━━━ Data lines ━━━

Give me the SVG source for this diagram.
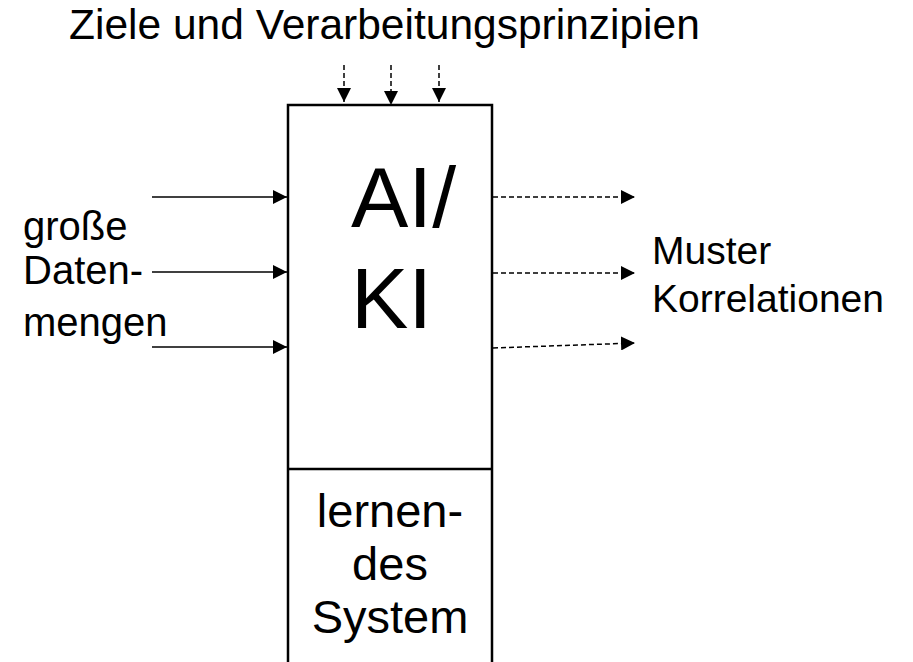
<svg xmlns="http://www.w3.org/2000/svg" width="913" height="662" viewBox="0 0 913 662">
  <style>
    text { font-family: "Liberation Sans", Arial, sans-serif; fill: #000; }
    .frame { fill: none; stroke: #000; stroke-width: 2.5; }
    .solid { fill: none; stroke: #000; stroke-width: 1.5; }
    .dash { fill: none; stroke: #000; stroke-width: 1.5; stroke-dasharray: 5 3; }
  </style>
  <defs>
    <marker id="head" viewBox="0 0 14 14" refX="14" refY="7" markerWidth="14" markerHeight="14" markerUnits="userSpaceOnUse" orient="auto">
      <path d="M0,0 L14,7 L0,14 Z" fill="#000"/>
    </marker>
  </defs>

  <rect width="913" height="662" fill="#fff"/>

  <!-- system block: AI/KI core above, learning part below, open at the bottom -->
  <g id="system">
    <path class="frame" d="M288,662 V105 H492 V662"/>
    <line class="frame" x1="288" y1="469" x2="492" y2="469"/>
    <text x="351" y="227" font-size="86">AI/</text>
    <text x="351" y="328" font-size="86">KI</text>
    <text x="390" y="527" font-size="47" text-anchor="middle">lernen-</text>
    <text x="390" y="580" font-size="47" text-anchor="middle">des</text>
    <text x="390" y="633" font-size="47" text-anchor="middle">System</text>
  </g>

  <g id="goals">
    <text x="69" y="39" font-size="42.5">Ziele und Verarbeitungsprinzipien</text>
  </g>

  <g id="data">
    <text x="23" y="240" font-size="40">große</text>
    <text x="23" y="284" font-size="40">Daten-</text>
    <text x="23" y="336" font-size="40">mengen</text>
  </g>

  <g id="patterns">
    <text x="652" y="264" font-size="39">Muster</text>
    <text x="652" y="312" font-size="39">Korrelationen</text>
  </g>

  <g id="connectors">
    <!-- goals into the block -->
    <line class="dash" x1="344" y1="65" x2="344" y2="102" marker-end="url(#head)"/>
    <line class="dash" x1="391" y1="65" x2="391" y2="105" marker-end="url(#head)"/>
    <line class="dash" x1="439" y1="65" x2="439" y2="102" marker-end="url(#head)"/>
    <!-- data in -->
    <line class="solid" x1="152" y1="197" x2="287" y2="197" marker-end="url(#head)"/>
    <line class="solid" x1="152" y1="272" x2="287" y2="272" marker-end="url(#head)"/>
    <line class="solid" x1="152" y1="347" x2="287" y2="347" marker-end="url(#head)"/>
    <!-- patterns out -->
    <line class="dash" x1="493" y1="197" x2="635" y2="197" marker-end="url(#head)"/>
    <line class="dash" x1="493" y1="273" x2="635" y2="273" marker-end="url(#head)"/>
    <line class="dash" x1="493" y1="348" x2="635" y2="343" marker-end="url(#head)"/>
  </g>
</svg>
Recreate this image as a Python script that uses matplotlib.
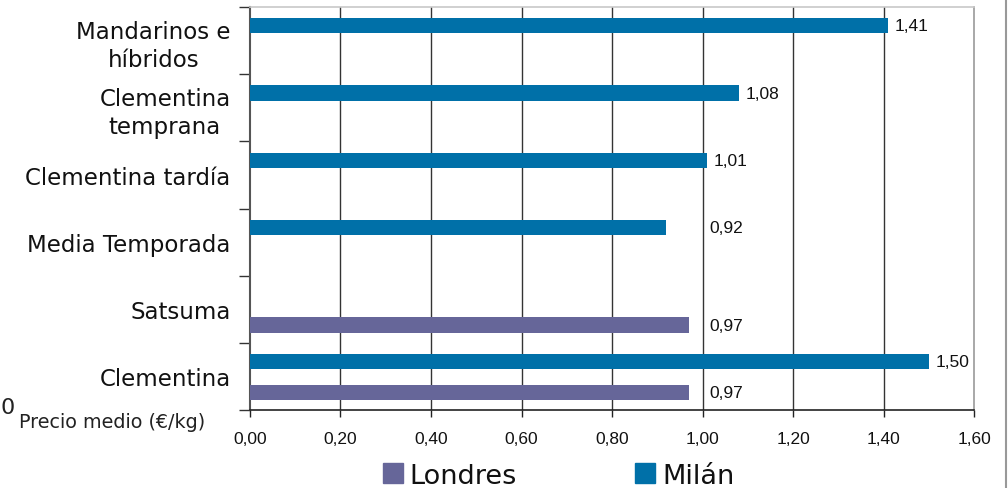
import numpy as np
import matplotlib
matplotlib.use("Agg")
import matplotlib.pyplot as plt
from matplotlib.patches import Patch
from matplotlib.lines import Line2D

# categories listed bottom to top
categories = ["Clementina", "Satsuma", "Media Temporada", "Clementina tardía",
              "Clementina\ntemprana", "Mandarinos e\nhíbridos"]
londres = [0.97, 0.97, np.nan, np.nan, np.nan, np.nan]
milan = [1.50, np.nan, 0.92, 1.01, 1.08, 1.41]
xticks = [0.0, 0.2, 0.4, 0.6, 0.8, 1.0, 1.2, 1.4, 1.6]

c_londres = "#666699"
c_milan = "#0070a8"

fig = plt.figure(figsize=(10.08, 4.89), dpi=100)
ax = fig.add_axes([0.248, 0.1595, 0.7183, 0.824])

y = np.arange(len(categories))
h = 0.225
ax.barh(y + 0.22, milan, height=h, color=c_milan, zorder=3)
ax.barh(y - 0.235, londres, height=h, color=c_londres, zorder=3)

def fmt(v):
    return f"{v:.2f}".replace(".", ",")

for yy, v in zip(y + 0.22, milan):
    if not np.isnan(v):
        ax.annotate(fmt(v), (max(v, 1.0), yy), xytext=(5, 0), textcoords="offset points",
                    va="center", ha="left", fontsize=12.5, family="Liberation Sans", color="#111111")
for yy, v in zip(y - 0.235, londres):
    if not np.isnan(v):
        ax.annotate(fmt(v), (max(v, 1.0), yy), xytext=(5, 0), textcoords="offset points",
                    va="center", ha="left", fontsize=12.5, family="Liberation Sans", color="#111111")

ax.set_xlim(0, 1.6)
ax.set_ylim(-0.5, len(categories) - 0.5)
ax.set_xticks(xticks)
ax.set_xticklabels([fmt(t) for t in xticks], fontsize=12.5, family="Liberation Sans", color="#111111")
ax.tick_params(axis="x", direction="out", length=5, width=1, color="#222222", pad=10)

ax.set_yticks(y)
ax.set_yticklabels(categories, fontsize=16.5, color="#111111", ma="center", linespacing=1.25)
ax.tick_params(axis="y", which="major", length=0, pad=14)
ax.set_yticks(np.arange(-0.5, len(categories), 1.0), minor=True)
ax.tick_params(axis="y", which="minor", direction="out", length=8, width=1, color="#333333")

for t in xticks[1:-1]:
    ax.axvline(t, color="#333333", lw=1, zorder=1)

ax.spines["left"].set_color("#555555")
ax.spines["left"].set_linewidth(1.5)
ax.spines["bottom"].set_color("#222222")
ax.spines["bottom"].set_linewidth(1.2)
ax.spines["top"].set_color("#c8c8c8")
ax.spines["top"].set_linewidth(1.2)
ax.spines["right"].set_color("#999999")
ax.spines["right"].set_linewidth(1.2)

fig.text(0.019, 0.136, "Precio medio (€/kg)", fontsize=13.8, color="#222222", va="center")
fig.text(0.0005, 0.165, "0", fontsize=16, color="#222222", va="center")

# frame line down the right edge
fig.add_artist(Line2D([0.9977, 0.9977], [0, 1], transform=fig.transFigure, color="#999999", lw=1.5))

handles = [Patch(color=c_londres, label="Londres"), Patch(color=c_milan, label="Milán")]
fig.legend(handles=handles, loc="center", bbox_to_anchor=(0.554, 0.025), ncol=2, frameon=False,
           fontsize=19.5, handlelength=0.75, handleheight=0.75, handletextpad=0.25, columnspacing=4.35,
           labelcolor="#111111")

fig.savefig("out.png", dpi=100, facecolor="white")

━━━

◆ Instructions for the task
Reproduce each record above by retyping it exactly; omit all images.

◆ Written answer
Give me the SVG source for this diagram.
<svg xmlns="http://www.w3.org/2000/svg" width="913" height="662" viewBox="0 0 913 662">
  <style>
    text { font-family: "Liberation Sans", Arial, sans-serif; fill: #000; }
    .frame { fill: none; stroke: #000; stroke-width: 2.5; }
    .solid { fill: none; stroke: #000; stroke-width: 1.5; }
    .dash { fill: none; stroke: #000; stroke-width: 1.5; stroke-dasharray: 5 3; }
  </style>
  <defs>
    <marker id="head" viewBox="0 0 14 14" refX="14" refY="7" markerWidth="14" markerHeight="14" markerUnits="userSpaceOnUse" orient="auto">
      <path d="M0,0 L14,7 L0,14 Z" fill="#000"/>
    </marker>
  </defs>

  <rect width="913" height="662" fill="#fff"/>

  <!-- system block: AI/KI core above, learning part below, open at the bottom -->
  <g id="system">
    <path class="frame" d="M288,662 V105 H492 V662"/>
    <line class="frame" x1="288" y1="469" x2="492" y2="469"/>
    <text x="351" y="227" font-size="86">AI/</text>
    <text x="351" y="328" font-size="86">KI</text>
    <text x="390" y="527" font-size="47" text-anchor="middle">lernen-</text>
    <text x="390" y="580" font-size="47" text-anchor="middle">des</text>
    <text x="390" y="633" font-size="47" text-anchor="middle">System</text>
  </g>

  <g id="goals">
    <text x="69" y="39" font-size="42.5">Ziele und Verarbeitungsprinzipien</text>
  </g>

  <g id="data">
    <text x="23" y="240" font-size="40">große</text>
    <text x="23" y="284" font-size="40">Daten-</text>
    <text x="23" y="336" font-size="40">mengen</text>
  </g>

  <g id="patterns">
    <text x="652" y="264" font-size="39">Muster</text>
    <text x="652" y="312" font-size="39">Korrelationen</text>
  </g>

  <g id="connectors">
    <!-- goals into the block -->
    <line class="dash" x1="344" y1="65" x2="344" y2="102" marker-end="url(#head)"/>
    <line class="dash" x1="391" y1="65" x2="391" y2="105" marker-end="url(#head)"/>
    <line class="dash" x1="439" y1="65" x2="439" y2="102" marker-end="url(#head)"/>
    <!-- data in -->
    <line class="solid" x1="152" y1="197" x2="287" y2="197" marker-end="url(#head)"/>
    <line class="solid" x1="152" y1="272" x2="287" y2="272" marker-end="url(#head)"/>
    <line class="solid" x1="152" y1="347" x2="287" y2="347" marker-end="url(#head)"/>
    <!-- patterns out -->
    <line class="dash" x1="493" y1="197" x2="635" y2="197" marker-end="url(#head)"/>
    <line class="dash" x1="493" y1="273" x2="635" y2="273" marker-end="url(#head)"/>
    <line class="dash" x1="493" y1="348" x2="635" y2="343" marker-end="url(#head)"/>
  </g>
</svg>
Recreate this image as a Python script that uses matplotlib.
import numpy as np
import matplotlib
matplotlib.use("Agg")
import matplotlib.pyplot as plt
from matplotlib.patches import Patch
from matplotlib.lines import Line2D

# categories listed bottom to top
categories = ["Clementina", "Satsuma", "Media Temporada", "Clementina tardía",
              "Clementina\ntemprana", "Mandarinos e\nhíbridos"]
londres = [0.97, 0.97, np.nan, np.nan, np.nan, np.nan]
milan = [1.50, np.nan, 0.92, 1.01, 1.08, 1.41]
xticks = [0.0, 0.2, 0.4, 0.6, 0.8, 1.0, 1.2, 1.4, 1.6]

c_londres = "#666699"
c_milan = "#0070a8"

fig = plt.figure(figsize=(10.08, 4.89), dpi=100)
ax = fig.add_axes([0.248, 0.1595, 0.7183, 0.824])

y = np.arange(len(categories))
h = 0.225
ax.barh(y + 0.22, milan, height=h, color=c_milan, zorder=3)
ax.barh(y - 0.235, londres, height=h, color=c_londres, zorder=3)

def fmt(v):
    return f"{v:.2f}".replace(".", ",")

for yy, v in zip(y + 0.22, milan):
    if not np.isnan(v):
        ax.annotate(fmt(v), (max(v, 1.0), yy), xytext=(5, 0), textcoords="offset points",
                    va="center", ha="left", fontsize=12.5, family="Liberation Sans", color="#111111")
for yy, v in zip(y - 0.235, londres):
    if not np.isnan(v):
        ax.annotate(fmt(v), (max(v, 1.0), yy), xytext=(5, 0), textcoords="offset points",
                    va="center", ha="left", fontsize=12.5, family="Liberation Sans", color="#111111")

ax.set_xlim(0, 1.6)
ax.set_ylim(-0.5, len(categories) - 0.5)
ax.set_xticks(xticks)
ax.set_xticklabels([fmt(t) for t in xticks], fontsize=12.5, family="Liberation Sans", color="#111111")
ax.tick_params(axis="x", direction="out", length=5, width=1, color="#222222", pad=10)

ax.set_yticks(y)
ax.set_yticklabels(categories, fontsize=16.5, color="#111111", ma="center", linespacing=1.25)
ax.tick_params(axis="y", which="major", length=0, pad=14)
ax.set_yticks(np.arange(-0.5, len(categories), 1.0), minor=True)
ax.tick_params(axis="y", which="minor", direction="out", length=8, width=1, color="#333333")

for t in xticks[1:-1]:
    ax.axvline(t, color="#333333", lw=1, zorder=1)

ax.spines["left"].set_color("#555555")
ax.spines["left"].set_linewidth(1.5)
ax.spines["bottom"].set_color("#222222")
ax.spines["bottom"].set_linewidth(1.2)
ax.spines["top"].set_color("#c8c8c8")
ax.spines["top"].set_linewidth(1.2)
ax.spines["right"].set_color("#999999")
ax.spines["right"].set_linewidth(1.2)

fig.text(0.019, 0.136, "Precio medio (€/kg)", fontsize=13.8, color="#222222", va="center")
fig.text(0.0005, 0.165, "0", fontsize=16, color="#222222", va="center")

# frame line down the right edge
fig.add_artist(Line2D([0.9977, 0.9977], [0, 1], transform=fig.transFigure, color="#999999", lw=1.5))

handles = [Patch(color=c_londres, label="Londres"), Patch(color=c_milan, label="Milán")]
fig.legend(handles=handles, loc="center", bbox_to_anchor=(0.554, 0.025), ncol=2, frameon=False,
           fontsize=19.5, handlelength=0.75, handleheight=0.75, handletextpad=0.25, columnspacing=4.35,
           labelcolor="#111111")

fig.savefig("out.png", dpi=100, facecolor="white")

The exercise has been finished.